I'm afraid many in ministry, especially young'uns like me, get the idea that because we are serving Him and sacrificing ourselves in serving the church that God really owes it to us to have a charmed life. If I'm faithful in serving him shouldn't everything always work out the way I want it to? Shouldn't the money always be there, our leadership always be faithful, and strangers always respond to the Gospel? The problem is there is no such promise.

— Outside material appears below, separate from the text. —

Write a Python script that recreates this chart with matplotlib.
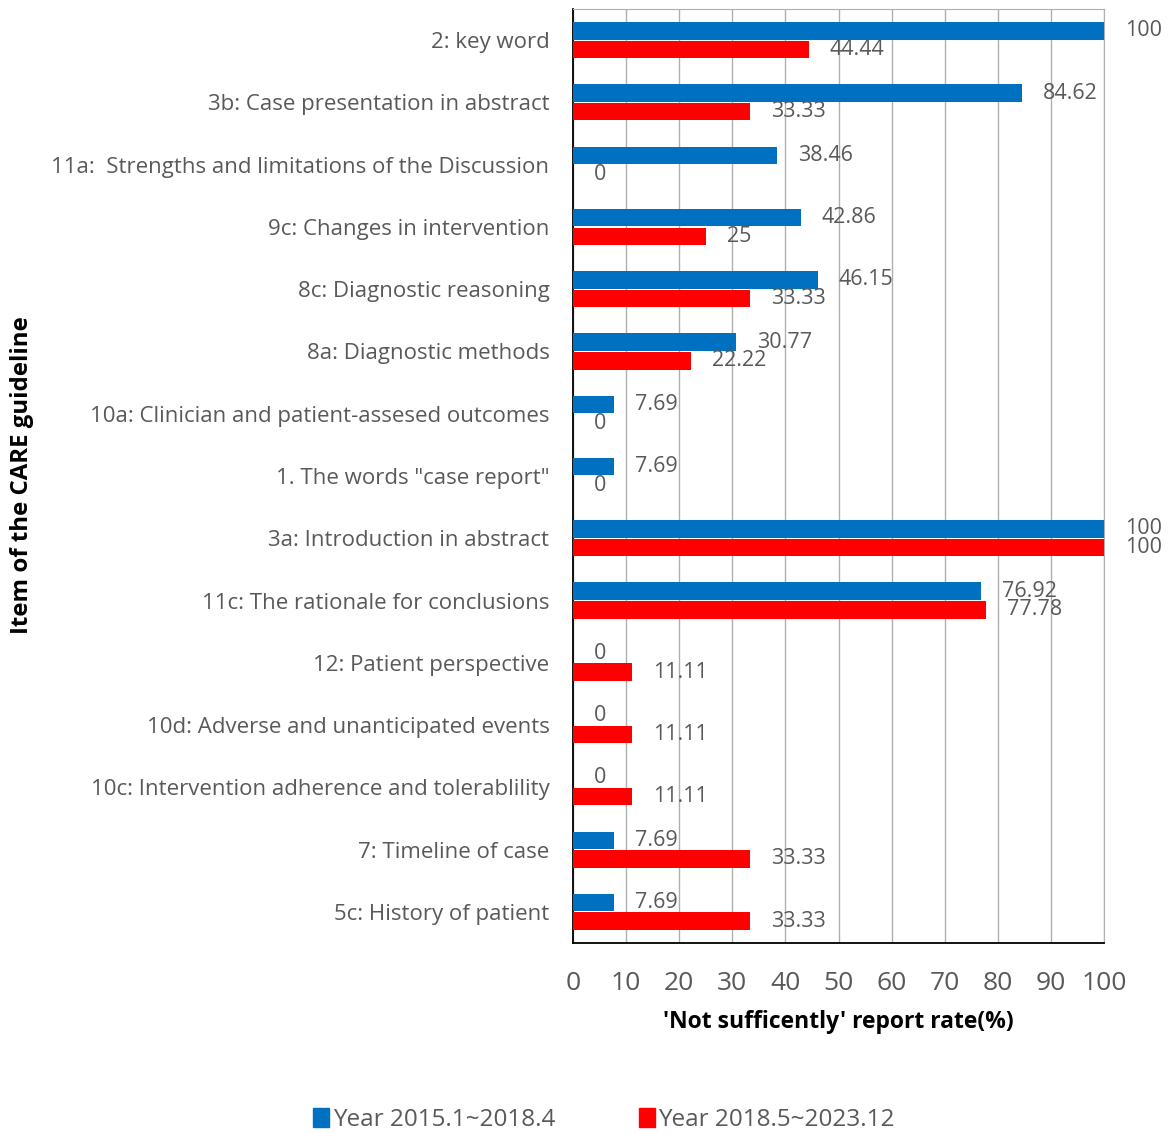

I found a commentary on 2 Corinthians on sale. The introduction outlines a theory about Paul's interaction with the church at Corinth. I hadn't thought about the story much from Paul's perspective before. Here was a church that he had helped start at great personal risk and cost. He had spent time with its people, mentored some of its leaders, and taught them the great truths of Christ. But in his absence there was disunity, power struggles, sexual immorality, attacks against Paul's character, laziness, and on and on. Its probable that Paul had even gone to try to personally address the situation, but was sent packing by his rivals. After some order had been restored Paul wrote 2 Corinthians. With these probabilities in mind it is easy to hear the heartache, passion, and almost frantic urgency that Paul writes with.
After only 30 or so years after Jesus' resurrection, the churches were full of turmoil. People fell shamefully short of the standards set by Christ. Even Paul made mistakes. The inspiring thing is, in spite of all of it they went on. The church grew and spread. It impacted the culture, preserved its teachings, excelled in scholarship and art (for a time). Today we may wish that churches and ministries were an endless buffet of desserts and delicacies, but the truth is until Christ returns we're still all eating out of the dumpster. That means you have to work hard to get at the good stuff. And even the good stuff might be a little tainted. Still, its the only taste of heaven we can get. At least we know the truth and have a hope for the future. As far as unbelievers know, this is as good as it gets.